> **To be done**: Write the data below out exactly as it stands. Do not include the pictures.

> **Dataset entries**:
━━━━
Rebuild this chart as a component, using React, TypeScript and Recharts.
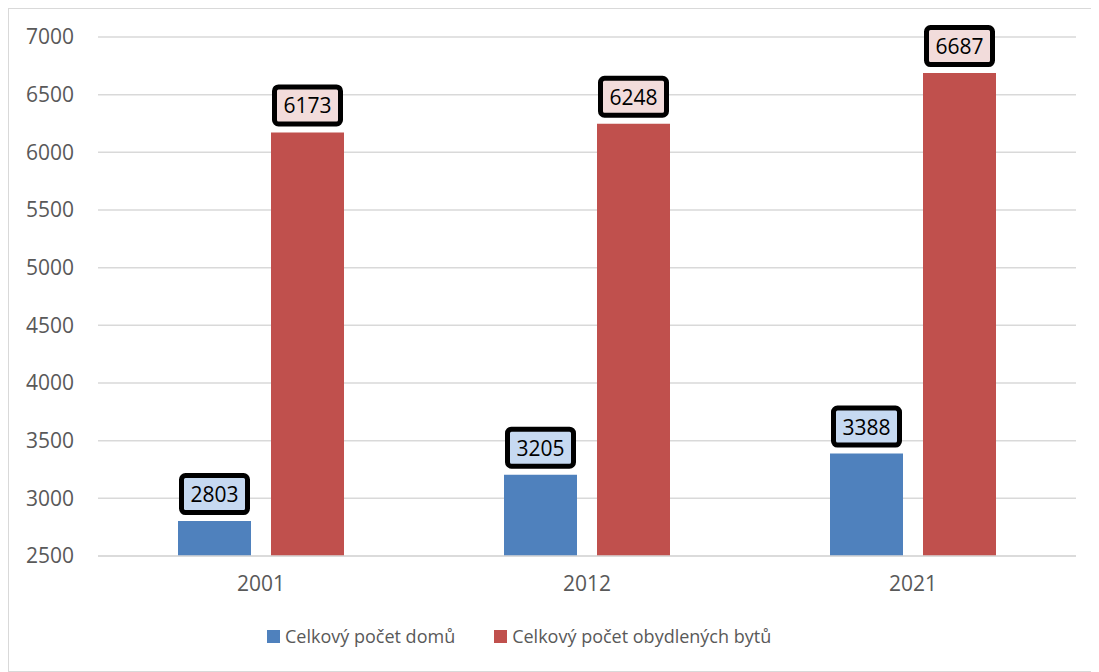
import React from "react";
import { BarChart, Bar, XAxis, YAxis, CartesianGrid, LabelList } from "recharts";

const years = ["2001", "2012", "2021"];
const houses = [2803, 3205, 3388];
const flats = [6173, 6248, 6687];
const yTicks = [2500, 3000, 3500, 4000, 4500, 5000, 5500, 6000, 6500, 7000];

const seriesNames = ["Celkový počet domů", "Celkový počet obydlených bytů"];
const barColors = ["#4f81bd", "#c0504d"];
const boxColors = ["#c6d9f1", "#f2dcdb"];

const data = years.map((y, i) => ({ year: y, houses: houses[i], flats: flats[i] }));

const FONT = '"Open Sans", sans-serif';

function boxLabel(fill: string) {
  return (props: any) => {
    const { x, y, width, value } = props;
    const cx = x + width / 2;
    const w = 66;
    const h = 37;
    const bottom = y - 8.5;
    return (
      <g>
        <rect
          x={cx - w / 2}
          y={bottom - h}
          width={w}
          height={h}
          rx={4}
          fill={fill}
          stroke="#000"
          strokeWidth={5}
        />
        <text
          x={cx}
          y={bottom - h / 2}
          textAnchor="middle"
          dominantBaseline="central"
          fill="#000"
          fontSize={21}
          fontFamily={FONT}
        >
          {value}
        </text>
      </g>
    );
  };
}

export default function App() {
  return (
    <div
      style={{
        position: "relative",
        width: 1088,
        height: 662,
        border: "1px solid #d9d9d9",
        background: "#fff",
        fontFamily: FONT,
      }}
    >
      <BarChart
        width={1088}
        height={662}
        data={data}
        margin={{ top: 28, right: 21, left: 9, bottom: 75 }}
        barSize={73}
        barGap={20}
      >
        <CartesianGrid vertical={false} stroke="#d9d9d9" strokeWidth={1.5} />
        <XAxis
          dataKey="year"
          height={40}
          axisLine={{ stroke: "#d9d9d9", strokeWidth: 1.5 }}
          tickLine={false}
          tickSize={0}
          tickMargin={20}
          tick={{ fill: "#595959", fontSize: 21, fontFamily: FONT }}
        />
        <YAxis
          width={80}
          domain={[2500, 7000]}
          ticks={yTicks}
          interval={0}
          axisLine={false}
          tickLine={false}
          tickSize={0}
          tickMargin={24}
          tick={{ fill: "#595959", fontSize: 21, fontFamily: FONT }}
        />
        <Bar dataKey="houses" fill={barColors[0]} isAnimationActive={false}>
          <LabelList dataKey="houses" content={boxLabel(boxColors[0])} />
        </Bar>
        <Bar dataKey="flats" fill={barColors[1]} isAnimationActive={false}>
          <LabelList dataKey="flats" content={boxLabel(boxColors[1])} />
        </Bar>
      </BarChart>
      <div
        style={{
          position: "absolute",
          left: 258,
          top: 615,
          display: "flex",
          alignItems: "center",
          gap: 39,
          color: "#595959",
          fontSize: 18,
          whiteSpace: "nowrap",
        }}
      >
        {seriesNames.map((n, i) => (
          <span key={n} style={{ display: "flex", alignItems: "center", gap: 5 }}>
            <span style={{ width: 13, height: 13, background: barColors[i], display: "inline-block" }} />
            <span>{n}</span>
          </span>
        ))}
      </div>
    </div>
  );
}
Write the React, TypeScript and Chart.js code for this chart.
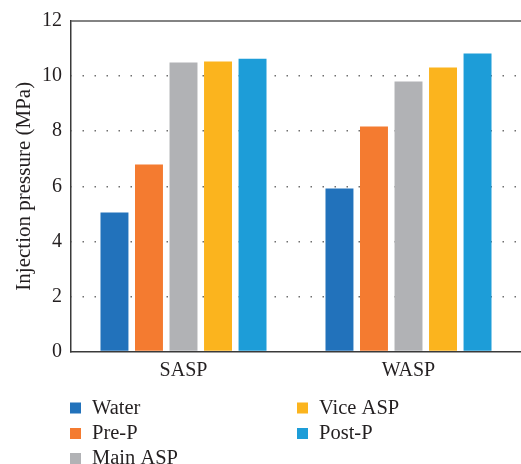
import React, { useEffect, useRef } from "react";
import { Chart, registerables } from "chart.js";

Chart.register(...registerables);

const categories = ["SASP", "WASP"];
const seriesNames = ["Water", "Pre-P", "Main ASP", "Vice ASP", "Post-P"];
const water = [5.05, 5.92];
const preP = [6.79, 8.17];
const mainASP = [10.49, 9.8];
const viceASP = [10.53, 10.31];
const postP = [10.63, 10.82];
const seriesColors = ["#2272BB", "#F47B30", "#B1B2B5", "#FBB41E", "#1D9DD8"];
const yTicks = [0, 2, 4, 6, 8, 10, 12];

const FONT = "'Liberation Serif', 'DejaVu Serif', serif";

const framePlugin = {
  id: "frameTop",
  afterDatasetsDraw(chart: any) {
    const { ctx, chartArea } = chart;
    ctx.save();
    ctx.strokeStyle = "#5a5a5a";
    ctx.lineWidth = 1.5;
    ctx.beginPath();
    ctx.moveTo(chartArea.left, chartArea.top);
    ctx.lineTo(chartArea.right, chartArea.top);
    ctx.stroke();
    ctx.restore();
  },
};

const legendPlugin = {
  id: "customLegend",
  afterDraw(chart: any) {
    const ctx = chart.ctx;
    ctx.save();
    ctx.font = `20.5px ${FONT}`;
    ctx.textBaseline = "alphabetic";
    ctx.textAlign = "left";
    const cols = [70, 297];
    const rows = [408, 433.5, 458.5];
    chart.data.datasets.forEach((ds: any, i: number) => {
      const col = i < 3 ? 0 : 1;
      const row = i < 3 ? i : i - 3;
      const x = cols[col];
      const y = rows[row];
      ctx.fillStyle = ds.backgroundColor;
      ctx.fillRect(x, y - 5.5, 11, 11);
      ctx.fillStyle = "#231F20";
      ctx.fillText(ds.label, x + 22, y + 5.5);
    });
    ctx.restore();
  },
};

export default function App() {
  const ref = useRef<HTMLCanvasElement>(null);
  useEffect(() => {
    document.body.style.margin = "0";
    const values = [water, preP, mainASP, viceASP, postP];
    let chart: any = null;
    let cancelled = false;
    const make = () => {
      if (cancelled || !ref.current) return;
      chart = new Chart(ref.current, {
        type: "bar",
        data: {
          labels: categories,
          datasets: seriesNames.map((name, i) => ({
            label: name,
            data: values[i],
            backgroundColor: seriesColors[i],
            categoryPercentage: 0.767,
            barPercentage: 0.81,
          })),
        },
        options: {
          animation: false,
          responsive: false,
          layout: { padding: { top: 20, right: 0, left: 0, bottom: 0 } },
          plugins: { legend: { display: false }, tooltip: { enabled: false } },
          scales: {
            x: {
              grid: { display: false, drawTicks: false },
              border: { display: true, color: "#3a3a3a", width: 1.5 },
              ticks: { font: { family: FONT, size: 20 }, color: "#231F20", padding: 7 },
              afterFit(scale: any) {
                scale.height = 112.5;
              },
            },
            y: {
              min: 0,
              max: 12,
              afterBuildTicks(scale: any) {
                scale.ticks = yTicks.map((v) => ({ value: v }));
              },
              grid: {
                drawTicks: false,
                color: (c: any) =>
                  c.tick && (c.tick.value === 0 || c.tick.value === 12) ? "rgba(0,0,0,0)" : "#6f6f6f",
                lineWidth: 1.5,
              },
              border: { display: true, color: "#3a3a3a", width: 1.5, dash: [1.5, 10.5], dashOffset: -11 },
              ticks: { font: { family: FONT, size: 20 }, color: "#231F20", padding: 9 },
              title: {
                display: true,
                text: "Injection pressure (MPa)",
                font: { family: FONT, size: 21 },
                color: "#231F20",
                padding: { top: 12, bottom: 2 },
              },
              afterFit(scale: any) {
                scale.width = 71;
              },
            },
          },
        },
        plugins: [framePlugin, legendPlugin],
      });
    };
    const fonts: any = (document as any).fonts;
    if (fonts && fonts.load) {
      Promise.all([
        fonts.load("20px 'Liberation Serif'"),
        fonts.load("21px 'Liberation Serif'"),
      ])
        .catch(() => null)
        .then(make);
    } else {
      make();
    }
    return () => {
      cancelled = true;
      if (chart) chart.destroy();
    };
  }, []);
  return <canvas ref={ref} width={521} height={464} style={{ display: "block" }} />;
}
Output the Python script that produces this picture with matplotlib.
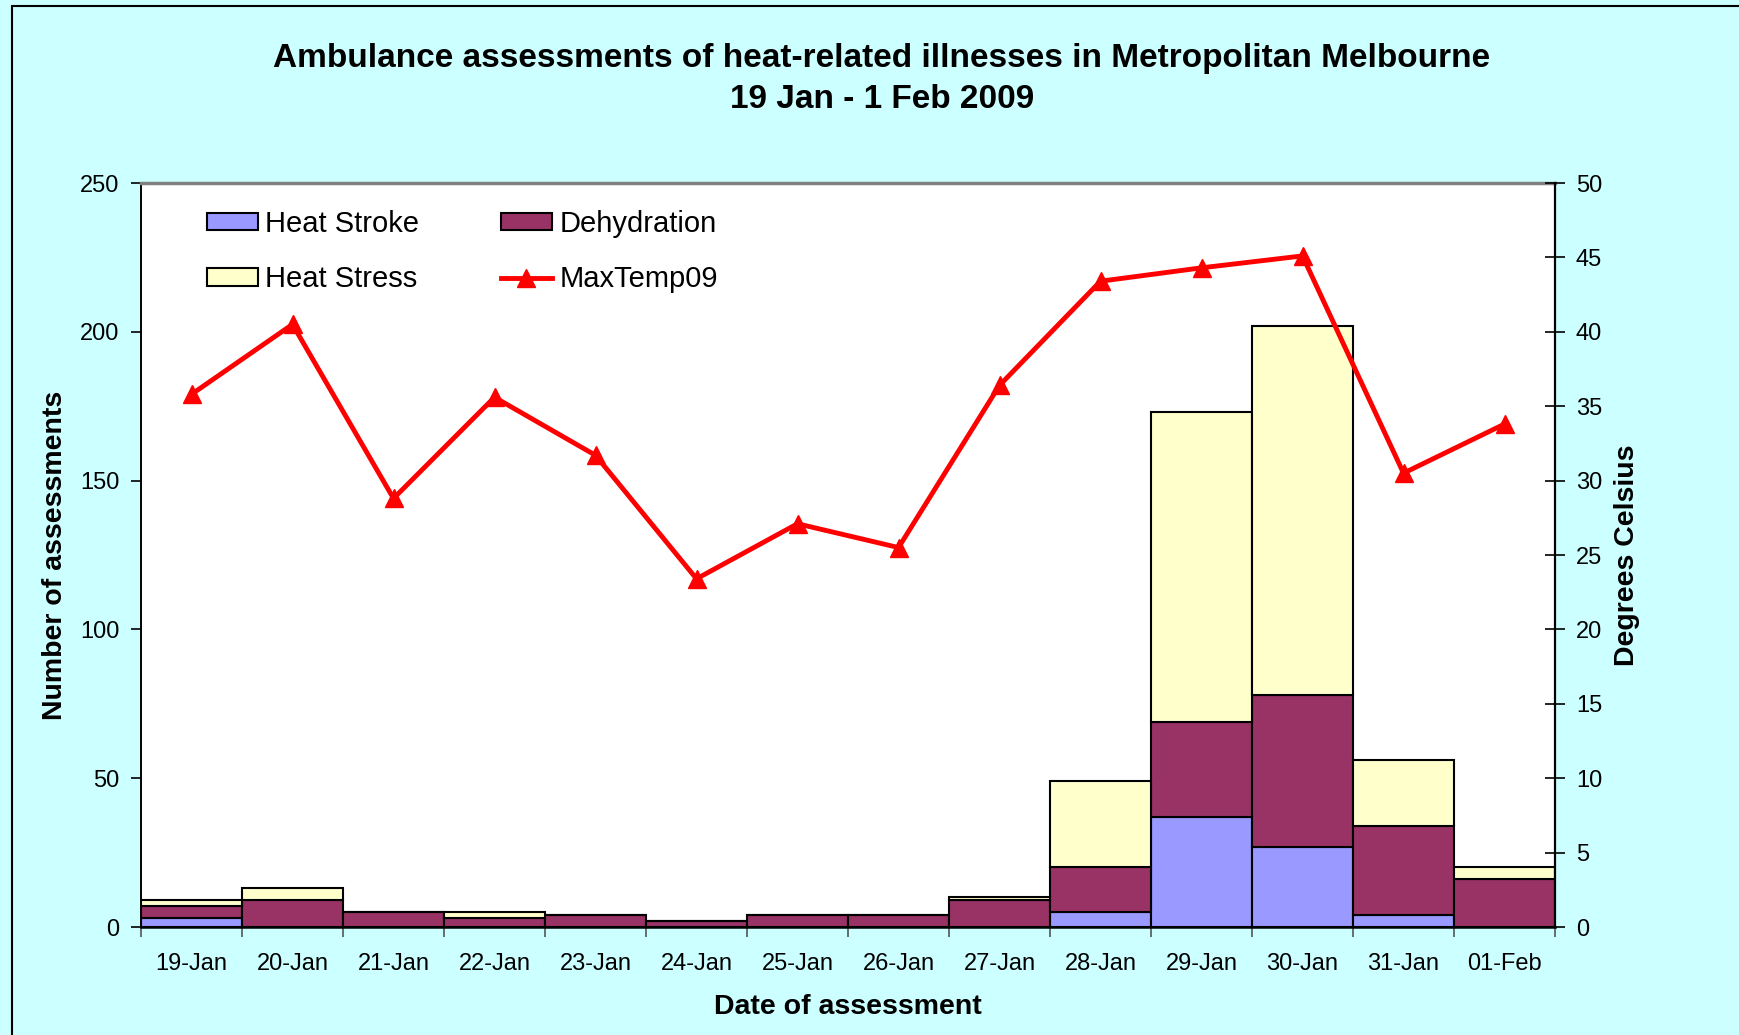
━━━━
> **Full solution**:
Rebuild this chart as a component, using React, TypeScript and Recharts.
import React from "react";
import { BarChart, Bar, XAxis, YAxis, CartesianGrid, LabelList } from "recharts";

const years = ["2001", "2012", "2021"];
const houses = [2803, 3205, 3388];
const flats = [6173, 6248, 6687];
const yTicks = [2500, 3000, 3500, 4000, 4500, 5000, 5500, 6000, 6500, 7000];

const seriesNames = ["Celkový počet domů", "Celkový počet obydlených bytů"];
const barColors = ["#4f81bd", "#c0504d"];
const boxColors = ["#c6d9f1", "#f2dcdb"];

const data = years.map((y, i) => ({ year: y, houses: houses[i], flats: flats[i] }));

const FONT = '"Open Sans", sans-serif';

function boxLabel(fill: string) {
  return (props: any) => {
    const { x, y, width, value } = props;
    const cx = x + width / 2;
    const w = 66;
    const h = 37;
    const bottom = y - 8.5;
    return (
      <g>
        <rect
          x={cx - w / 2}
          y={bottom - h}
          width={w}
          height={h}
          rx={4}
          fill={fill}
          stroke="#000"
          strokeWidth={5}
        />
        <text
          x={cx}
          y={bottom - h / 2}
          textAnchor="middle"
          dominantBaseline="central"
          fill="#000"
          fontSize={21}
          fontFamily={FONT}
        >
          {value}
        </text>
      </g>
    );
  };
}

export default function App() {
  return (
    <div
      style={{
        position: "relative",
        width: 1088,
        height: 662,
        border: "1px solid #d9d9d9",
        background: "#fff",
        fontFamily: FONT,
      }}
    >
      <BarChart
        width={1088}
        height={662}
        data={data}
        margin={{ top: 28, right: 21, left: 9, bottom: 75 }}
        barSize={73}
        barGap={20}
      >
        <CartesianGrid vertical={false} stroke="#d9d9d9" strokeWidth={1.5} />
        <XAxis
          dataKey="year"
          height={40}
          axisLine={{ stroke: "#d9d9d9", strokeWidth: 1.5 }}
          tickLine={false}
          tickSize={0}
          tickMargin={20}
          tick={{ fill: "#595959", fontSize: 21, fontFamily: FONT }}
        />
        <YAxis
          width={80}
          domain={[2500, 7000]}
          ticks={yTicks}
          interval={0}
          axisLine={false}
          tickLine={false}
          tickSize={0}
          tickMargin={24}
          tick={{ fill: "#595959", fontSize: 21, fontFamily: FONT }}
        />
        <Bar dataKey="houses" fill={barColors[0]} isAnimationActive={false}>
          <LabelList dataKey="houses" content={boxLabel(boxColors[0])} />
        </Bar>
        <Bar dataKey="flats" fill={barColors[1]} isAnimationActive={false}>
          <LabelList dataKey="flats" content={boxLabel(boxColors[1])} />
        </Bar>
      </BarChart>
      <div
        style={{
          position: "absolute",
          left: 258,
          top: 615,
          display: "flex",
          alignItems: "center",
          gap: 39,
          color: "#595959",
          fontSize: 18,
          whiteSpace: "nowrap",
        }}
      >
        {seriesNames.map((n, i) => (
          <span key={n} style={{ display: "flex", alignItems: "center", gap: 5 }}>
            <span style={{ width: 13, height: 13, background: barColors[i], display: "inline-block" }} />
            <span>{n}</span>
          </span>
        ))}
      </div>
    </div>
  );
}
Write the React, TypeScript and Chart.js code for this chart.
import React, { useEffect, useRef } from "react";
import { Chart, registerables } from "chart.js";

Chart.register(...registerables);

const categories = ["SASP", "WASP"];
const seriesNames = ["Water", "Pre-P", "Main ASP", "Vice ASP", "Post-P"];
const water = [5.05, 5.92];
const preP = [6.79, 8.17];
const mainASP = [10.49, 9.8];
const viceASP = [10.53, 10.31];
const postP = [10.63, 10.82];
const seriesColors = ["#2272BB", "#F47B30", "#B1B2B5", "#FBB41E", "#1D9DD8"];
const yTicks = [0, 2, 4, 6, 8, 10, 12];

const FONT = "'Liberation Serif', 'DejaVu Serif', serif";

const framePlugin = {
  id: "frameTop",
  afterDatasetsDraw(chart: any) {
    const { ctx, chartArea } = chart;
    ctx.save();
    ctx.strokeStyle = "#5a5a5a";
    ctx.lineWidth = 1.5;
    ctx.beginPath();
    ctx.moveTo(chartArea.left, chartArea.top);
    ctx.lineTo(chartArea.right, chartArea.top);
    ctx.stroke();
    ctx.restore();
  },
};

const legendPlugin = {
  id: "customLegend",
  afterDraw(chart: any) {
    const ctx = chart.ctx;
    ctx.save();
    ctx.font = `20.5px ${FONT}`;
    ctx.textBaseline = "alphabetic";
    ctx.textAlign = "left";
    const cols = [70, 297];
    const rows = [408, 433.5, 458.5];
    chart.data.datasets.forEach((ds: any, i: number) => {
      const col = i < 3 ? 0 : 1;
      const row = i < 3 ? i : i - 3;
      const x = cols[col];
      const y = rows[row];
      ctx.fillStyle = ds.backgroundColor;
      ctx.fillRect(x, y - 5.5, 11, 11);
      ctx.fillStyle = "#231F20";
      ctx.fillText(ds.label, x + 22, y + 5.5);
    });
    ctx.restore();
  },
};

export default function App() {
  const ref = useRef<HTMLCanvasElement>(null);
  useEffect(() => {
    document.body.style.margin = "0";
    const values = [water, preP, mainASP, viceASP, postP];
    let chart: any = null;
    let cancelled = false;
    const make = () => {
      if (cancelled || !ref.current) return;
      chart = new Chart(ref.current, {
        type: "bar",
        data: {
          labels: categories,
          datasets: seriesNames.map((name, i) => ({
            label: name,
            data: values[i],
            backgroundColor: seriesColors[i],
            categoryPercentage: 0.767,
            barPercentage: 0.81,
          })),
        },
        options: {
          animation: false,
          responsive: false,
          layout: { padding: { top: 20, right: 0, left: 0, bottom: 0 } },
          plugins: { legend: { display: false }, tooltip: { enabled: false } },
          scales: {
            x: {
              grid: { display: false, drawTicks: false },
              border: { display: true, color: "#3a3a3a", width: 1.5 },
              ticks: { font: { family: FONT, size: 20 }, color: "#231F20", padding: 7 },
              afterFit(scale: any) {
                scale.height = 112.5;
              },
            },
            y: {
              min: 0,
              max: 12,
              afterBuildTicks(scale: any) {
                scale.ticks = yTicks.map((v) => ({ value: v }));
              },
              grid: {
                drawTicks: false,
                color: (c: any) =>
                  c.tick && (c.tick.value === 0 || c.tick.value === 12) ? "rgba(0,0,0,0)" : "#6f6f6f",
                lineWidth: 1.5,
              },
              border: { display: true, color: "#3a3a3a", width: 1.5, dash: [1.5, 10.5], dashOffset: -11 },
              ticks: { font: { family: FONT, size: 20 }, color: "#231F20", padding: 9 },
              title: {
                display: true,
                text: "Injection pressure (MPa)",
                font: { family: FONT, size: 21 },
                color: "#231F20",
                padding: { top: 12, bottom: 2 },
              },
              afterFit(scale: any) {
                scale.width = 71;
              },
            },
          },
        },
        plugins: [framePlugin, legendPlugin],
      });
    };
    const fonts: any = (document as any).fonts;
    if (fonts && fonts.load) {
      Promise.all([
        fonts.load("20px 'Liberation Serif'"),
        fonts.load("21px 'Liberation Serif'"),
      ])
        .catch(() => null)
        .then(make);
    } else {
      make();
    }
    return () => {
      cancelled = true;
      if (chart) chart.destroy();
    };
  }, []);
  return <canvas ref={ref} width={521} height={464} style={{ display: "block" }} />;
}
Output the Python script that produces this picture with matplotlib.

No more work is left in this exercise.